Rhapsody for Organ Op. 25

Composed: 1996

Duration: 10 minutes

First performance: August 1996 given by John Wilderspin during the Three Choirs Festival, Worcester

Second performance: September 1997 at King's College, Cambridge, performed by James Vivian

Recorded by: Adrian Lucas for The English Cathedral Series

Ian Venables' Rhapsody for Organ was written as a direct response to the composer's love of the music of Herbert Howells, and is dedicated to his memory.

It is a wonderfully diverse work, alternating brooding, quasi motivic figures with a true rhapsodic melody.
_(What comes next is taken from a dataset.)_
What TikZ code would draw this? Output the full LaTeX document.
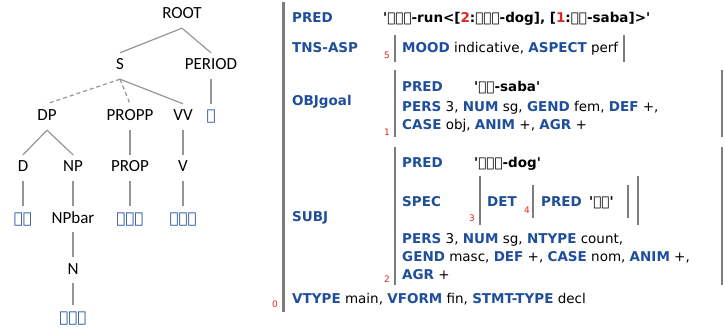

Whereas the melodic writing is at times 'Pastorale' in mood, it is underpinned by a harmonic language which is both intense and often tortured.

While seeming to be one long continuous melody, it reaches three important climax points. The first and third climaxes are powerful but affirmative in mood, while the second sustains a more intense sound world, where sinuous melodic figures build up to a passage of extreme chromaticism. The 'affirmative' theme returns, this time heralding a pedal statement of the works main melodic idea.

The piece end with a recapitulation of the works opening idea, but this time with subtle changes of harmony and a sustained pedal C natural, forcing the work to end (in spite of its final major tonality) in a reflective and resigned mood.